One solution is to give the client more information about the data by adding tags. HTML has tags like [less than]B[greater than] and [less than]P[greater than] to indicate how a browser should display the content of a page. Why not add tags like [less than]AUTHOR[greater than], [less than]PRICE[greater than], or [less than]PAGECOUNT[greater than] to let the browser recognize the data contained in the page? This strategy would allow the browser to recognize the data components of the document and make it possible to manipulate or export that data as requested by the user. Unfortunately, adding tags to HTML was one of the most difficult and time-consuming tasks facing Web standards organizations in the 1990s.

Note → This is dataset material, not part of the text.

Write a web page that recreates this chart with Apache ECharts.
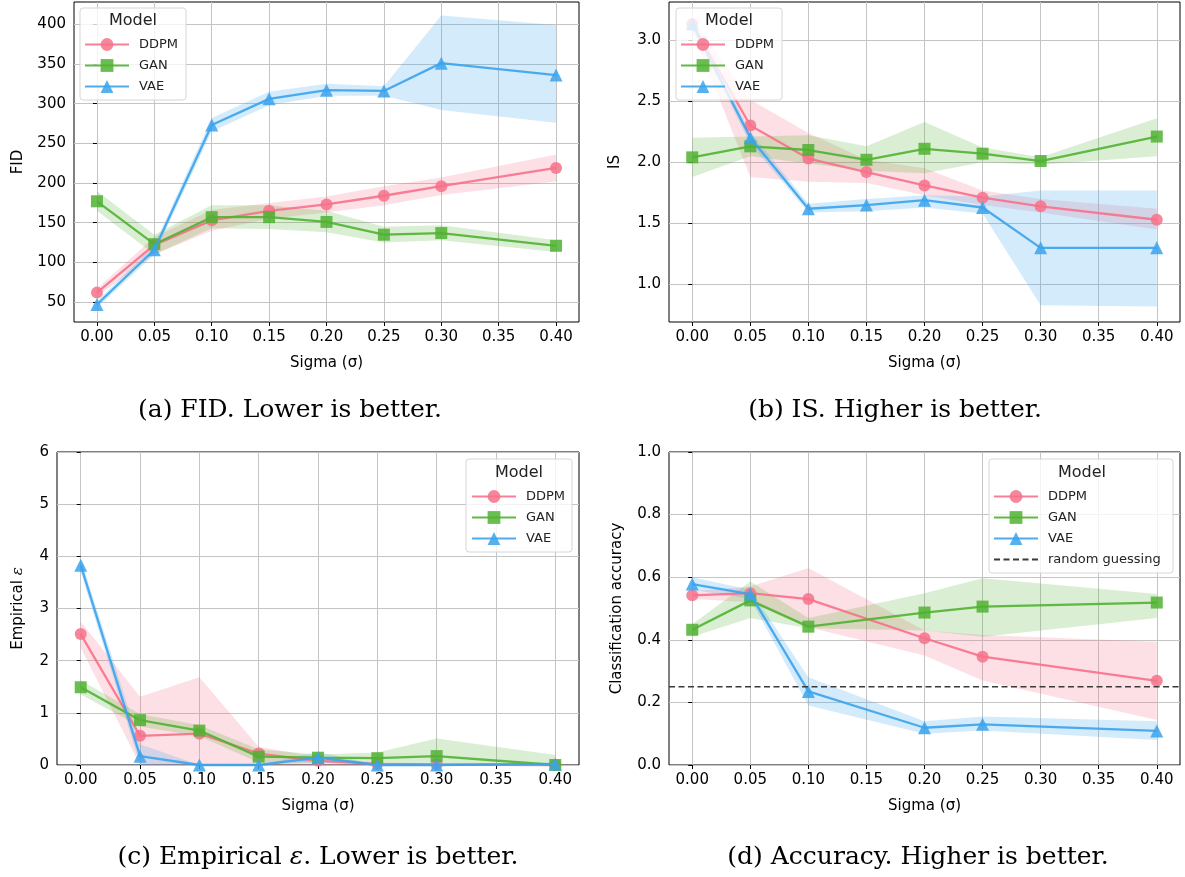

Linking Data and Documents

Instead of adding complexity to HTML, the World Wide Web Consortium (W3 C, www.w3.org) went back to its roots. HTML is based on Standard Generalized Markup Language (SGML), a complex system for describing other languages. Incredibly powerful, SGML has far too much overhead for use on the Internet. Something was needed with the flexibility of SGML, but with the lightweight features of HTML. In February 1998, the W3C produced XML.

While XML can be used to format documents in the same way that HTML does, its true power is in information exchange. XML can support structured documents that contain a view of data, such as the result of a query, a request to download a section of a database, or a dictionary entry describing information available from a Web server.

XML provides a standard, vendor-neutral way for both data and accompanying metadata to move over a network. This makes it possible for two companies to exchange information without having to understand anything about the underlying databases or information sources. To communicate, a source system simply reformats its proprietary information as an XML-compliant document. The system sends that document to any other system or application that can understand XML.

The Tie that Binds

"It's very clear that XML will be the lingua franca for business-to-business electronic commerce," says Zack Urlocker, vice president of marketing at Active Software Inc. (www.activesw.com), a developer of middleware that lets legacy applications work with newer business-to-business e-commerce solutions. "Today, customers expect all applications to work together in real-time -- yet older applications need ways to become a part of an integrated electronic commerce solution. A customer or business partner doesn't care that one part of the application is built out of e-commerce tools and another uses SAP. They just want it all to work -- now! XML is going to be an enabling tool that allows us to make the new generation of e-commerce applications and our older, line-of-business applications seem like one system."

In business-to-business electronic commerce systems, organizations can move data between companies without having to invent custom, special-purpose applications at both ends. There is also no need to invent new mechanisms to move the data around: most data will travel between companies using HTTP and message queuing technologies, such as Microsoft Corp.'s (www.microsoft.com) Message Queue Server and IBM Corp.'s (www.ibm.com) MQSeries.